Thats just too much on a child.
He could be a narcissitic man.
You need to detach.
You need to heal.
You need to bring the camera lens back on you.
Let him go.

Girlfriend…fuck him and fuck that. Get your ass over to the court file custody spousal support and child support along with divorce papers. Hit him up style. Put some breakup music on cry watch breakup movies repeat with ice cream. Do not try to figure this out you know hes seeing someone. Hes a dog and if you keep messing with him hes gonna give you fleas!

4 Likes

My and my husband have been together for 10 years. Married 8. We separated for around 6-7 months. And honestly with us it helped so much more. Her both learned lessons that we needed. And now we are good. Fixing to celebrate our anniversary. I recommend talking to him about a separation and see if it helps before any divorce is done. But it also needs to be said that neither party “be with anyone else”. Unfortunately it sounds like your husband may not want to fix it. So I wish you the best of luck and hope you get the results you need. :slightly_smiling_face:

1 Like

Sweetheart…my advice is just let him go…If he’s asked for divorce random or out of anger…? Doesn’t matter…Just part ways as hard it seems.You will eventually get on your feet and bounce back​:100::100: Best of luck to you and sending well wishes

Time to move on. He won’t change…only when you leave things will change. Was married almost 19 years. Trust me, focus on yourself, a good job, for your kids. Dont stay because of the kids, because little by little you’ll lose alittle more of yourself. It hurts like hell, like death, but it gets better.

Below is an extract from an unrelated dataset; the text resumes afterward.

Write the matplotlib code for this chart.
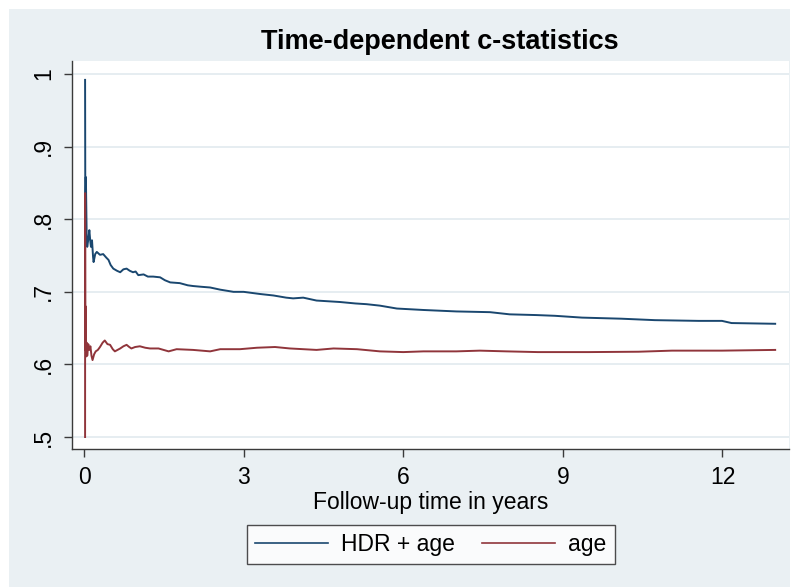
import numpy as np
import matplotlib
matplotlib.use("Agg")
import matplotlib.pyplot as plt
from matplotlib.patches import Rectangle

plt.rcParams['font.family'] = ['Liberation Sans', 'DejaVu Sans']

# HDR + age (time in years, c-statistic)
hdr_t = [0.02, 0.025, 0.035, 0.05, 0.06, 0.08, 0.10, 0.12, 0.13, 0.15, 0.17, 0.18,
         0.21, 0.24, 0.30, 0.36, 0.42, 0.46, 0.50, 0.55, 0.62, 0.68, 0.74, 0.80,
         0.86, 0.92, 0.97, 1.02, 1.12, 1.20, 1.30, 1.43, 1.52, 1.62, 1.80, 1.95,
         2.05, 2.20, 2.37, 2.56, 2.81, 3.00, 3.31, 3.56, 3.80, 3.93, 4.12, 4.37,
         4.81, 5.10, 5.31, 5.56, 5.88, 6.38, 7.00, 7.63, 8.00, 8.50, 8.85, 9.36,
         10.1, 10.73, 11.55, 11.99, 12.17, 12.99]
hdr_c = [0.992, 0.78, 0.858, 0.775, 0.762, 0.772, 0.785, 0.768, 0.762, 0.771, 0.748, 0.741,
         0.752, 0.755, 0.751, 0.752, 0.747, 0.744, 0.737, 0.732, 0.729, 0.727, 0.731, 0.732,
         0.729, 0.727, 0.728, 0.723, 0.724, 0.721, 0.721, 0.720, 0.716, 0.713, 0.712, 0.709,
         0.708, 0.707, 0.706, 0.703, 0.700, 0.700, 0.697, 0.695, 0.692, 0.691, 0.692, 0.688,
         0.686, 0.684, 0.683, 0.681, 0.677, 0.675, 0.673, 0.672, 0.669, 0.668, 0.667, 0.6645,
         0.663, 0.661, 0.660, 0.660, 0.657, 0.656]

# age only
age_t = [0.02, 0.021, 0.025, 0.03, 0.04, 0.05, 0.06, 0.08, 0.10, 0.12, 0.14, 0.16,
         0.19, 0.22, 0.26, 0.30, 0.35, 0.39, 0.44, 0.49, 0.54, 0.58, 0.63, 0.68,
         0.74, 0.80, 0.85, 0.89, 0.96, 1.05, 1.15, 1.24, 1.40, 1.59, 1.74, 2.05,
         2.37, 2.56, 2.81, 2.93, 3.25, 3.59, 3.87, 4.37, 4.69, 5.13, 5.56, 6.00,
         6.38, 7.00, 7.44, 7.94, 8.53, 9.48, 10.42, 11.05, 11.99, 12.99]
age_c = [0.500, 0.836, 0.62, 0.68, 0.611, 0.63, 0.612, 0.628, 0.62, 0.625, 0.612, 0.606,
         0.614, 0.618, 0.620, 0.624, 0.630, 0.633, 0.628, 0.627, 0.621, 0.618, 0.620, 0.622,
         0.625, 0.627, 0.624, 0.622, 0.624, 0.625, 0.623, 0.622, 0.622, 0.618, 0.621, 0.620,
         0.618, 0.621, 0.621, 0.621, 0.623, 0.624, 0.622, 0.620, 0.622, 0.621, 0.618, 0.617,
         0.618, 0.618, 0.619, 0.618, 0.617, 0.617, 0.6175, 0.619, 0.619, 0.620]

y_ticks = [0.5, 0.6, 0.7, 0.8, 0.9, 1.0]
y_labels = ['.5', '.6', '.7', '.8', '.9', '1']
x_ticks = [0, 3, 6, 9, 12]

bg = '#EAF0F3'
navy = '#1A476F'
maroon = '#90353B'

fig = plt.figure(figsize=(7.96, 5.87), dpi=100, facecolor='white')
fig.patches.append(Rectangle((9 / 796, 0), 781 / 796, 578 / 587,
                             transform=fig.transFigure, facecolor=bg,
                             edgecolor='none', zorder=-5))

ax = fig.add_axes([72 / 796, 1 - 449 / 587, 717 / 796, 388 / 587])
ax.set_facecolor('white')

ax.plot(hdr_t, hdr_c, color=navy, lw=1.4, label='HDR + age')
ax.plot(age_t, age_c, color=maroon, lw=1.4, label='age')

ax.set_xlim(-0.226, 13.25)
ax.set_ylim(0.4835, 1.018)
ax.set_xticks(x_ticks)
ax.set_yticks(y_ticks)
ax.set_yticklabels(y_labels, rotation=90, va='center')
ax.grid(axis='y', color='#E4ECF0', lw=1.3)
ax.set_axisbelow(True)

for s in ['top', 'right']:
    ax.spines[s].set_visible(False)
for s in ['left', 'bottom']:
    ax.spines[s].set_color('#3a3a3a')
    ax.spines[s].set_linewidth(1.0)
ax.tick_params(direction='out', length=6, width=1.0, color='#3a3a3a',
               labelsize=16.5, pad=6)

ax.set_xlabel('Follow-up time in years', fontsize=16.5, labelpad=2)
fig.text(440 / 796, 1 - 42 / 587, 'Time-dependent c-statistics',
         fontsize=19.5, fontweight='bold', ha='center', va='center')

leg = fig.legend(loc='center', bbox_to_anchor=(430.5 / 796, 1 - 544.5 / 587),
                 ncol=2, fontsize=16.5, frameon=True, fancybox=False,
                 handlelength=3.2, handletextpad=0.56, columnspacing=1.2,
                 borderpad=0.35)
leg.get_frame().set_edgecolor('#222222')
leg.get_frame().set_linewidth(1.0)
for line in leg.get_lines():
    line.set_linewidth(1.2)

fig.savefig('out.png', dpi=100, facecolor='white')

Thing is. You have to let him do whatever it is he wants to do.
I went through this. It ended very badly. (I am open to chat with you). Just focus on you. Do things for you. Raise your child(ren).

This is one of the hardest things you’ll go through. He likely isn’t the same man he once was, and that’s normal. He doesn’t realize what marriage is, and that’s normal too (for today’s society). Maybe things will get better. Maybe they won’t. But you have to focus on you, your child(ren), and your life.

2 Likes

So, he moved on. Get kids in treatment, get help yourself.

Pregnancy is hard on both parents. It changed my personality so much that my SO doesn’t want anymore kids because he hates the person I am pregnant. It’s possible that he feels “stale” in the relationship then the pregnancy added to it and he started seeking fun elsewhere. Staying in love is work. Some days (sometimes for long spans of time) it doesn’t feel like you love them the same way anymore and little things they do get in the way and bother you more. It’s then that you need to love harder. Make the effort and do fun things.
The problem I’m seeing here is, he doesn’t want to try he wants the fun without the effort and seeking from new relationships. Its his choice to come back and try or move on, but It’s YOUR choice whether to forgive him for that or not. There’s a lot to think about with this situation and it won’t be easy because everyone is hurt and strained. With a new baby/postpartum will make it VERY hard. Remember to focus on the kids more than him. He doesn’t deserve you bending over backwards when he won’t do the same.

I think you need to let him go. Tell him he needs to find somewhere else to live. This isn’t healthy for any of you as is.

1 Like

Man, I do feel someone else got his attention. He may also be depressed. Whatever it is, you need to get down to the bottom of it. Its not fair to you, or ur kids. Either tell him he needs explains himself for his actions… or you got to go

1 Like

He could have low T, he needs to see a doctor & a Christian marriage counselor. If you both decide divorce is best then fine. But him bringing the 9 year old into this, family & friends before anything is final is just crazy. He’s going to give your child and you anxiety, he’s dragging you all down and that is unacceptable.

It could be drugs, gambling another woman or man. Being pregnant, please be around people you trust like your parents or best of friends for stability. You can’t change what he does but you can change what you do! Good Luck & God Bless.

He is hooking up with the co-worker. You already know.